Chisinau and Tiraspol officials have admitted to failure in their effort to produce a document on the delimitation and mutual delegation of powers in time for signing at the October 23 CIS summit in the Moldovan capital. The admission of failure follows a week’s worth of closed-doors talks held at the Russian Foreign Ministry’s retreat at Meshcherino, near Moscow. Russian mediators participated in the talks; Ukrainian and OSCE representatives were also in attendance.

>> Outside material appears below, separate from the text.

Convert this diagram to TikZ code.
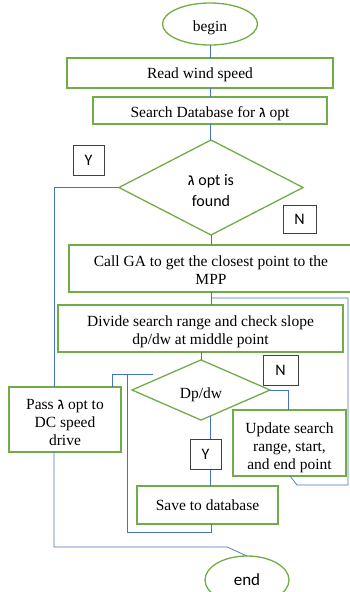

Tiraspol had consented in advance to lifting some of the severe restrictions it maintains on the traffic of people and goods across the Dniester. Nevertheless, Tiraspol’s representatives declined to sign any document on political, legal, or even economic issues, so long as Chisinau refused to enter into an agreement that would legalize Transdniester’s armed forces. Transdniester’s would-be foreign minister, Valery Litskay, yesterday reaffirmed that an "intermediary" document could not be signed "in the absence of specific agreements between Chisinau and Tiraspol on the key issues: defense, security, finances." Russian mediator Yury Karlov declared with some satisfaction that the points of consensus on economic issues, confirmed at Meshcherino, can be carried over into a more comprehensive document after the CIS summit. Moldova’s senior presidential adviser and chief negotiator, Anatol Taranu, stated that Moscow’s failure to use its leverage on Tiraspol called into question Russia’s role as mediator in these negotiations and as "peacekeeper" in the CIS in general. (Flux, Basapress, Russian agencies, October 18-22)
Moscow had two irons in the fire during these negotiations. It sought to earn peacekeeping credentials for Boris Yeltsin and the CIS by mediating a lowest-common-denominator document for ceremonial signing at the summit. Failing that objective, Moscow was undoubtedly prepared to continue presiding over a deadlocked situation, which gives it the pretext for maintaining troops in Transdniester. Moldovan president Petru Lucinschi assumed that the CIS summit would give Moscow an incentive to pressure Tiraspol to agree to a document acceptable to the OSCE. As a further inducement, Chisinau agreed to move the negotiations to Moscow and even to concede more than the other mediators had deemed advisable in a document. Moscow, however, disproved Chisinau’s assumptions by condoning Tiraspol’s rigidity. This round of negotiations served to expose more clearly the biggest obstacles to a settlement: Moscow’s lack of interest in resolving the conflict, its primary interest in securing a military base in the region, and Transdniester’s insistence on retaining its own army and security services.